Task directions —
Copy each line below exactly and leave the pictures out.

start Data block

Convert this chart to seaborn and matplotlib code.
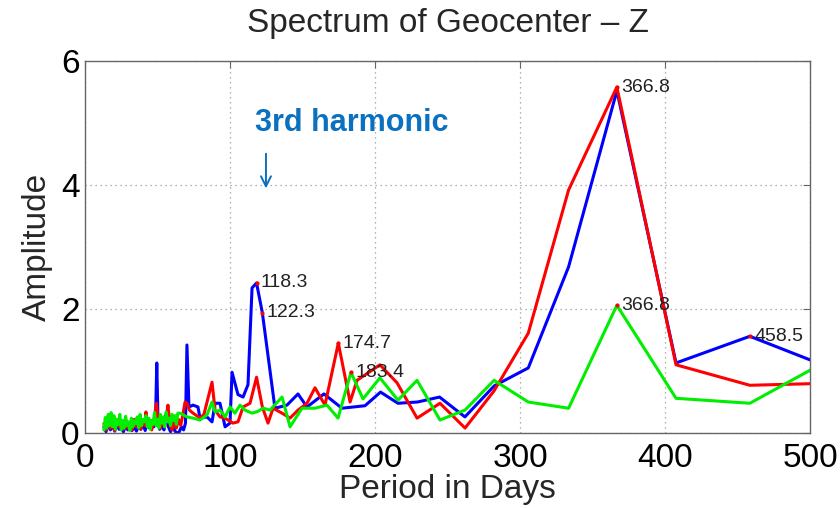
import matplotlib
matplotlib.use("Agg")
import matplotlib.pyplot as plt
import seaborn as sns

# spectrum values (period in days, amplitude)
blue_period = [13, 14.5, 16, 17.5, 19, 20.5, 22, 23.5, 25, 26.5, 28, 29.5, 31, 32.5, 34, 35.5,
               37, 38.5, 40, 41.5, 43, 44.5, 46, 47.5, 48.7, 49.5, 50.3, 51.5, 53, 54.5, 55.5,
               56.5, 57.5, 59, 60.5, 62, 63.5, 65, 66.5, 68, 69.3, 70.3, 71.7, 74.5, 77.9, 79.3,
               84.1, 87.6, 89.7, 93.1, 96.6, 100, 101.4, 105.5, 109, 112.4, 115.2, 118.3, 122.3,
               131, 139.3, 146.9, 153.1, 164.8, 177.2, 193.1, 203.8, 215.8, 229.3, 244.5, 262,
               282.2, 305.7, 333.5, 366.8, 407.6, 458.5, 524]
blue_amp = [0.10, 0.02, 0.15, 0.05, 0.12, 0.03, 0.14, 0.06, 0.10, 0.02, 0.12, 0.05, 0.16, 0.04,
            0.10, 0.03, 0.12, 0.06, 0.15, 0.04, 0.18, 0.08, 0.20, 0.10, 0.30, 1.13, 0.25, 0.06,
            0.12, 0.05, 0.28, 0.32, 0.10, 0.02, 0.15, 0.03, 0.00, 0.02, 0.10, 0.05, 0.16, 1.42,
            0.42, 0.45, 0.42, 0.24, 0.26, 0.18, 0.48, 0.48, 0.10, 0.16, 0.98, 0.62, 0.58, 0.78,
            2.34, 2.42, 1.94, 0.40, 0.45, 0.63, 0.42, 0.63, 0.40, 0.44, 0.66, 0.48, 0.50, 0.58,
            0.26, 0.76, 1.05, 2.68, 5.52, 1.13, 1.56, 0.96]

red_period = [13, 14.5, 16, 17.5, 19, 20.5, 22, 23.5, 25, 26.5, 28, 29.5, 31, 32.5, 34, 35.5,
              37, 38.5, 40, 41.2, 42, 43, 44.5, 46, 47.5, 49.3, 50.5, 52, 53.5, 55, 56.3, 57.2,
              58.5, 60, 61.5, 63, 64.5, 66, 67.5, 69, 70.3, 72, 74.5, 77, 79.3, 82, 87.6, 89.7,
              93.1, 96.6, 102, 105.5, 109, 113.8, 118.3, 122.3, 126.2, 129.7, 135.9, 141.4,
              146.9, 153.1, 158.6, 165.5, 174.7, 182.8, 187.6, 203.4, 215.2, 229, 244.8, 262.1,
              282.1, 305.7, 333.5, 366.8, 407.6, 458.5, 524]
red_amp = [0.15, 0.05, 0.20, 0.08, 0.18, 0.04, 0.22, 0.10, 0.15, 0.06, 0.20, 0.08, 0.16, 0.05,
           0.22, 0.10, 0.18, 0.06, 0.20, 0.12, 0.34, 0.10, 0.18, 0.05, 0.20, 0.48, 0.15, 0.08,
           0.20, 0.10, 0.30, 0.45, 0.15, 0.05, 0.18, 0.08, 0.22, 0.12, 0.30, 0.50, 0.48, 0.37,
           0.32, 0.28, 0.24, 0.30, 0.82, 0.37, 0.26, 0.24, 0.16, 0.18, 0.42, 0.48, 0.90, 0.42,
           0.16, 0.40, 0.32, 0.24, 0.37, 0.48, 0.73, 0.45, 1.45, 0.50, 0.85, 1.10, 0.81, 0.24,
           0.48, 0.08, 0.68, 1.61, 3.92, 5.58, 1.10, 0.77, 0.81]

green_period = [13, 14, 15, 16, 17, 18, 19, 20, 21, 22, 23, 24, 25, 26, 27, 28, 29, 30, 31, 32,
                33, 34, 35, 36, 37, 38, 39, 40, 41, 42, 43, 44, 45, 46, 47, 48, 49, 50, 51, 52,
                53, 54, 55, 56, 57, 58, 59, 60, 61, 62, 63, 64, 65.5, 70.3, 74.5, 79.3, 84.1,
                87.6, 89.7, 93.1, 96.6, 100, 103.4, 106.9, 110.3, 115.2, 119.3, 122.8, 127.6,
                135.9, 141.4, 149.7, 158.6, 166.9, 174.5, 183.4, 191.7, 203.4, 215.8, 229,
                244.8, 262.1, 282.1, 305.7, 333.5, 366.8, 407.6, 458.5, 524]
green_amp = [0.05, 0.25, 0.08, 0.30, 0.12, 0.33, 0.10, 0.28, 0.06, 0.22, 0.14, 0.30, 0.05, 0.20,
             0.08, 0.27, 0.12, 0.18, 0.04, 0.24, 0.10, 0.20, 0.15, 0.26, 0.08, 0.30, 0.12, 0.22,
             0.18, 0.28, 0.10, 0.24, 0.06, 0.20, 0.14, 0.33, 0.12, 0.22, 0.08, 0.30, 0.16, 0.26,
             0.10, 0.34, 0.18, 0.24, 0.12, 0.30, 0.20, 0.28, 0.14, 0.32, 0.32, 0.26, 0.24, 0.21,
             0.29, 0.50, 0.34, 0.37, 0.26, 0.42, 0.32, 0.45, 0.37, 0.32, 0.35, 0.40, 0.37, 0.58,
             0.10, 0.40, 0.40, 0.45, 0.24, 0.98, 0.55, 0.89, 0.53, 0.85, 0.21, 0.37, 0.85, 0.50,
             0.40, 2.06, 0.56, 0.48, 1.32]

# peak labels: (period, amplitude, text)
label_period = [118.3, 122.3, 174.7, 183.4, 366.8, 366.8, 458.5]
label_amp = [2.42, 1.94, 1.45, 0.98, 5.58, 2.06, 1.56]
label_text = ["118.3", "122.3", "174.7", "183.4", "366.8", "366.8", "458.5"]

sns.set_style("white")
plt.rcParams["font.family"] = ["Liberation Sans", "DejaVu Sans"]

fig, ax = plt.subplots(figsize=(8.4, 5.08), dpi=100)
fig.subplots_adjust(left=0.1012, right=0.9643, bottom=0.1476, top=0.8799)

for per, amp, col in [(blue_period, blue_amp, "#0000ff"),
                      (red_period, red_amp, "#ff0000"),
                      (green_period, green_amp, "#00ee00")]:
    sns.lineplot(x=per, y=amp, color=col, linewidth=2.2, sort=False,
                 estimator=None, ax=ax)

ax.plot(label_period, label_amp, "o", color="#ff0000", markersize=2.0, zorder=5)
for p, a, t in zip(label_period, label_amp, label_text):
    ax.text(p + 3, a, t, fontsize=14, ha="left", va="center", color="#222222")

ax.text(117, 5.0, "3rd harmonic", fontsize=22, fontweight="bold", color="#0a70c0",
        ha="left", va="center")
ax.annotate("", xy=(124.8, 3.9), xytext=(124.8, 4.55),
            arrowprops=dict(arrowstyle="->", color="#0a70c0", lw=1.4,
                            mutation_scale=18))

ax.set_xlim(0, 500)
ax.set_ylim(0, 6)
ax.set_xticks([0, 100, 200, 300, 400, 500])
ax.set_yticks([0, 2, 4, 6])
ax.grid(True, color="#999999", linestyle=(0, (1, 3)), linewidth=0.9)
for s in ax.spines.values():
    s.set_color("#666666")
    s.set_linewidth(1.0)
ax.tick_params(direction="in", top=True, right=True, length=5, color="#666666",
               labelsize=24, labelcolor="black")
ax.tick_params(axis="x", pad=7)
ax.tick_params(axis="y", pad=4)

ax.set_xlabel("Period in Days", fontsize=24, labelpad=0)
ax.set_ylabel("Amplitude", fontsize=24, labelpad=6)
ax.set_title("Spectrum of Geocenter \u2013 Z", fontsize=24, pad=21)

fig.savefig("out.png", dpi=100)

end Data block

Response —
Convert this chart to seaborn and matplotlib code.
import matplotlib
matplotlib.use("Agg")
import matplotlib.pyplot as plt
import seaborn as sns

# spectrum values (period in days, amplitude)
blue_period = [13, 14.5, 16, 17.5, 19, 20.5, 22, 23.5, 25, 26.5, 28, 29.5, 31, 32.5, 34, 35.5,
               37, 38.5, 40, 41.5, 43, 44.5, 46, 47.5, 48.7, 49.5, 50.3, 51.5, 53, 54.5, 55.5,
               56.5, 57.5, 59, 60.5, 62, 63.5, 65, 66.5, 68, 69.3, 70.3, 71.7, 74.5, 77.9, 79.3,
               84.1, 87.6, 89.7, 93.1, 96.6, 100, 101.4, 105.5, 109, 112.4, 115.2, 118.3, 122.3,
               131, 139.3, 146.9, 153.1, 164.8, 177.2, 193.1, 203.8, 215.8, 229.3, 244.5, 262,
               282.2, 305.7, 333.5, 366.8, 407.6, 458.5, 524]
blue_amp = [0.10, 0.02, 0.15, 0.05, 0.12, 0.03, 0.14, 0.06, 0.10, 0.02, 0.12, 0.05, 0.16, 0.04,
            0.10, 0.03, 0.12, 0.06, 0.15, 0.04, 0.18, 0.08, 0.20, 0.10, 0.30, 1.13, 0.25, 0.06,
            0.12, 0.05, 0.28, 0.32, 0.10, 0.02, 0.15, 0.03, 0.00, 0.02, 0.10, 0.05, 0.16, 1.42,
            0.42, 0.45, 0.42, 0.24, 0.26, 0.18, 0.48, 0.48, 0.10, 0.16, 0.98, 0.62, 0.58, 0.78,
            2.34, 2.42, 1.94, 0.40, 0.45, 0.63, 0.42, 0.63, 0.40, 0.44, 0.66, 0.48, 0.50, 0.58,
            0.26, 0.76, 1.05, 2.68, 5.52, 1.13, 1.56, 0.96]

red_period = [13, 14.5, 16, 17.5, 19, 20.5, 22, 23.5, 25, 26.5, 28, 29.5, 31, 32.5, 34, 35.5,
              37, 38.5, 40, 41.2, 42, 43, 44.5, 46, 47.5, 49.3, 50.5, 52, 53.5, 55, 56.3, 57.2,
              58.5, 60, 61.5, 63, 64.5, 66, 67.5, 69, 70.3, 72, 74.5, 77, 79.3, 82, 87.6, 89.7,
              93.1, 96.6, 102, 105.5, 109, 113.8, 118.3, 122.3, 126.2, 129.7, 135.9, 141.4,
              146.9, 153.1, 158.6, 165.5, 174.7, 182.8, 187.6, 203.4, 215.2, 229, 244.8, 262.1,
              282.1, 305.7, 333.5, 366.8, 407.6, 458.5, 524]
red_amp = [0.15, 0.05, 0.20, 0.08, 0.18, 0.04, 0.22, 0.10, 0.15, 0.06, 0.20, 0.08, 0.16, 0.05,
           0.22, 0.10, 0.18, 0.06, 0.20, 0.12, 0.34, 0.10, 0.18, 0.05, 0.20, 0.48, 0.15, 0.08,
           0.20, 0.10, 0.30, 0.45, 0.15, 0.05, 0.18, 0.08, 0.22, 0.12, 0.30, 0.50, 0.48, 0.37,
           0.32, 0.28, 0.24, 0.30, 0.82, 0.37, 0.26, 0.24, 0.16, 0.18, 0.42, 0.48, 0.90, 0.42,
           0.16, 0.40, 0.32, 0.24, 0.37, 0.48, 0.73, 0.45, 1.45, 0.50, 0.85, 1.10, 0.81, 0.24,
           0.48, 0.08, 0.68, 1.61, 3.92, 5.58, 1.10, 0.77, 0.81]

green_period = [13, 14, 15, 16, 17, 18, 19, 20, 21, 22, 23, 24, 25, 26, 27, 28, 29, 30, 31, 32,
                33, 34, 35, 36, 37, 38, 39, 40, 41, 42, 43, 44, 45, 46, 47, 48, 49, 50, 51, 52,
                53, 54, 55, 56, 57, 58, 59, 60, 61, 62, 63, 64, 65.5, 70.3, 74.5, 79.3, 84.1,
                87.6, 89.7, 93.1, 96.6, 100, 103.4, 106.9, 110.3, 115.2, 119.3, 122.8, 127.6,
                135.9, 141.4, 149.7, 158.6, 166.9, 174.5, 183.4, 191.7, 203.4, 215.8, 229,
                244.8, 262.1, 282.1, 305.7, 333.5, 366.8, 407.6, 458.5, 524]
green_amp = [0.05, 0.25, 0.08, 0.30, 0.12, 0.33, 0.10, 0.28, 0.06, 0.22, 0.14, 0.30, 0.05, 0.20,
             0.08, 0.27, 0.12, 0.18, 0.04, 0.24, 0.10, 0.20, 0.15, 0.26, 0.08, 0.30, 0.12, 0.22,
             0.18, 0.28, 0.10, 0.24, 0.06, 0.20, 0.14, 0.33, 0.12, 0.22, 0.08, 0.30, 0.16, 0.26,
             0.10, 0.34, 0.18, 0.24, 0.12, 0.30, 0.20, 0.28, 0.14, 0.32, 0.32, 0.26, 0.24, 0.21,
             0.29, 0.50, 0.34, 0.37, 0.26, 0.42, 0.32, 0.45, 0.37, 0.32, 0.35, 0.40, 0.37, 0.58,
             0.10, 0.40, 0.40, 0.45, 0.24, 0.98, 0.55, 0.89, 0.53, 0.85, 0.21, 0.37, 0.85, 0.50,
             0.40, 2.06, 0.56, 0.48, 1.32]

# peak labels: (period, amplitude, text)
label_period = [118.3, 122.3, 174.7, 183.4, 366.8, 366.8, 458.5]
label_amp = [2.42, 1.94, 1.45, 0.98, 5.58, 2.06, 1.56]
label_text = ["118.3", "122.3", "174.7", "183.4", "366.8", "366.8", "458.5"]

sns.set_style("white")
plt.rcParams["font.family"] = ["Liberation Sans", "DejaVu Sans"]

fig, ax = plt.subplots(figsize=(8.4, 5.08), dpi=100)
fig.subplots_adjust(left=0.1012, right=0.9643, bottom=0.1476, top=0.8799)

for per, amp, col in [(blue_period, blue_amp, "#0000ff"),
                      (red_period, red_amp, "#ff0000"),
                      (green_period, green_amp, "#00ee00")]:
    sns.lineplot(x=per, y=amp, color=col, linewidth=2.2, sort=False,
                 estimator=None, ax=ax)

ax.plot(label_period, label_amp, "o", color="#ff0000", markersize=2.0, zorder=5)
for p, a, t in zip(label_period, label_amp, label_text):
    ax.text(p + 3, a, t, fontsize=14, ha="left", va="center", color="#222222")

ax.text(117, 5.0, "3rd harmonic", fontsize=22, fontweight="bold", color="#0a70c0",
        ha="left", va="center")
ax.annotate("", xy=(124.8, 3.9), xytext=(124.8, 4.55),
            arrowprops=dict(arrowstyle="->", color="#0a70c0", lw=1.4,
                            mutation_scale=18))

ax.set_xlim(0, 500)
ax.set_ylim(0, 6)
ax.set_xticks([0, 100, 200, 300, 400, 500])
ax.set_yticks([0, 2, 4, 6])
ax.grid(True, color="#999999", linestyle=(0, (1, 3)), linewidth=0.9)
for s in ax.spines.values():
    s.set_color("#666666")
    s.set_linewidth(1.0)
ax.tick_params(direction="in", top=True, right=True, length=5, color="#666666",
               labelsize=24, labelcolor="black")
ax.tick_params(axis="x", pad=7)
ax.tick_params(axis="y", pad=4)

ax.set_xlabel("Period in Days", fontsize=24, labelpad=0)
ax.set_ylabel("Amplitude", fontsize=24, labelpad=6)
ax.set_title("Spectrum of Geocenter \u2013 Z", fontsize=24, pad=21)

fig.savefig("out.png", dpi=100)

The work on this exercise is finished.